Researchers at Utah State University in Logan, UT have figured out a way to bring inductive charging to public transportation with an electric bus that’s capable of recharging itself at each bus stop. Charging plates under the the pavement at each stop charge up the battery inside the bus, and while the plates and the bus have to be lined up somewhat in order to charge, they don’t need to be perfectly lined up every time in order to juice up.
A prototype of the bus, called the Aggie Bus (named after the school’s nickname) is already on the road being tested as we speak. The folks behind the project plain to have a commercial vehicle on the market soon, but no specific timeline was given. The bus uses the same wireless charging principle as an electric toothbrush or a wireless smartphone charger. The only difference is that it’s optimized for a vehicle.

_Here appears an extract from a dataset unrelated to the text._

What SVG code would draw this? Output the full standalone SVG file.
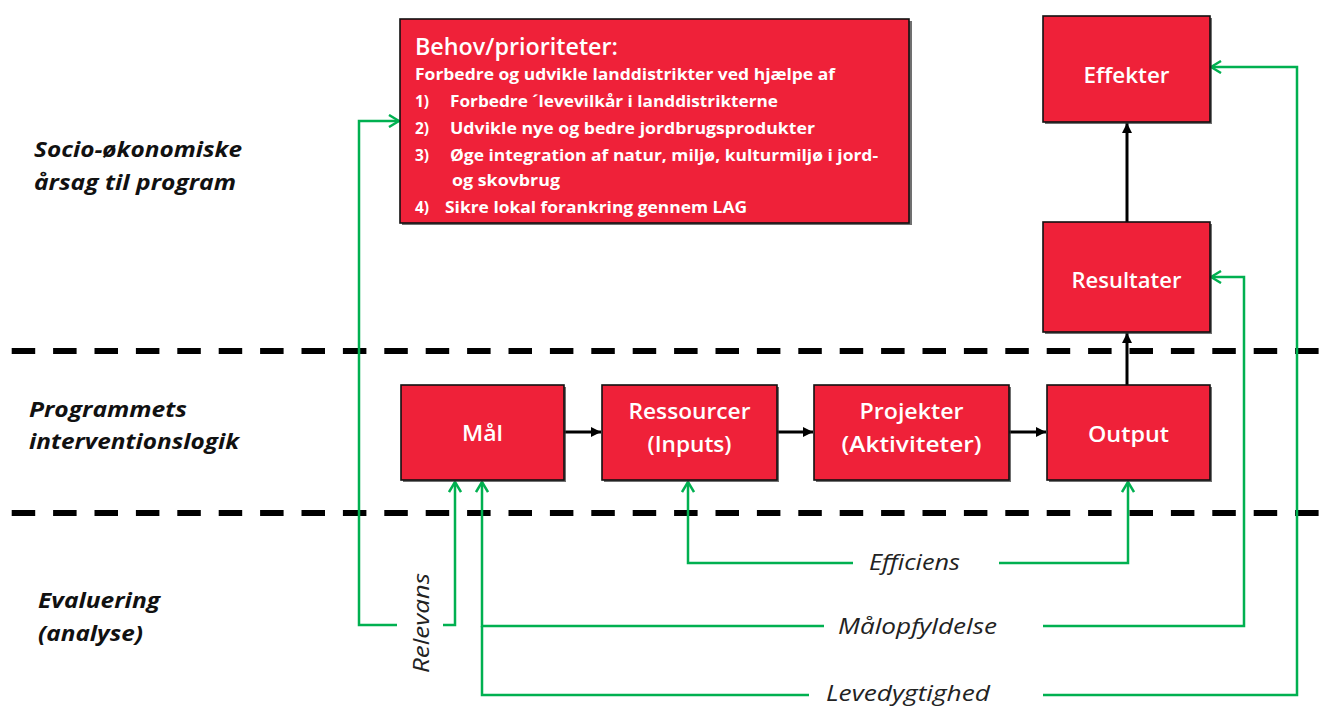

Induction charging, in this specific instance, allows for smaller batteries on the electric bus, which frees up room for more interior space, as well as reduces downtime and allows for lower battery costs. Utah State University will be the first college campus in the US to debut such a bus sometime in 2013.
Of course, this isn’t the first time we’ve heard of wireless charging used in vehicles. Last month, Qualcomm kicked off a new wireless charging trial called “Halo” that’s all about testing different ways to bring inductive charging to everyday driving. Unlike current electric vehicles, which have to sit overnight to recharge, Qualcomm’s initiative plans to have the highway itself be the charging pad. Of course, we won’t see this kind of technology for a few more years, and it’ll still be in the slow rollout phase by then.